Mr Chretien thanked supporters in his own Quebec constituency. "It's an incredible opportunity to receive a mandate like this," he said. On a day of moderate voter turnout, the main opposition Canadian Alliance Party failed to break out of their western strongholds. The party's leader, Stockwell Day, conceded defeat after what was described by many as Canada's most bitter campaign. "He [Jean Chretien] has earned the right and the trust to govern," he said after calling to congratulate the prime minister. But the BBC's Lee Carter in Toronto says the fact that the Alliance party has held on to its western power base means that Canada remains a politically divided country and Mr Chretien will once again have to deal with a large segment of the population that did not vote for him. Gamble Mr Chretien called the snap election almost two years before the end of his five-year term. The gamble has delivered the Liberals a third successive majority, unprecedented in post-war Canadian politics.
The charismatic Mr Day had high hopes of making significant gains in this election. His Canadian Alliance became stronger in the west and consolidated its position as the main party on the right, but failed to make inroads in eastern Canada. "It is clear that even with our increased support across the country, the message to us is not yet. Not this time," he said. Vote split The Alliance seems to have suffered from a classic vote split with the smaller right-wing Conservative Party.

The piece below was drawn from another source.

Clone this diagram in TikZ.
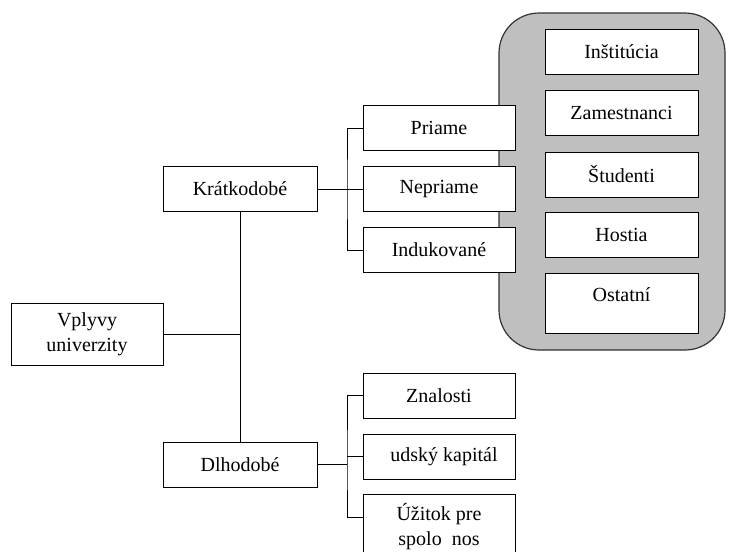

Mr Clark's Conservatives were leading in only 12 seats, the minimum for a party to have official status. In Quebec, the separatist Bloc Quebecois were running neck and neck with the Liberals for the province's 75 seats, with Mr Chretien's party making surprising gains. Bitter campaign The campaign was one the most bitter battles in living memory, characterised by mudslinging and personal attacks. One television commentator, Don Newman of CBC, said that, on the personal level, "this was probably the nastiest campaign I have ever seen". Mr Chretien was relentlessly attacked for personally intervening to persuade a government corporation to give a loan to a business friend so the friend could develop a hotel in which the prime minister once had an interest. Mr Day came under fire for his fundamentalist Christian views on abortion, the death penalty and creationism.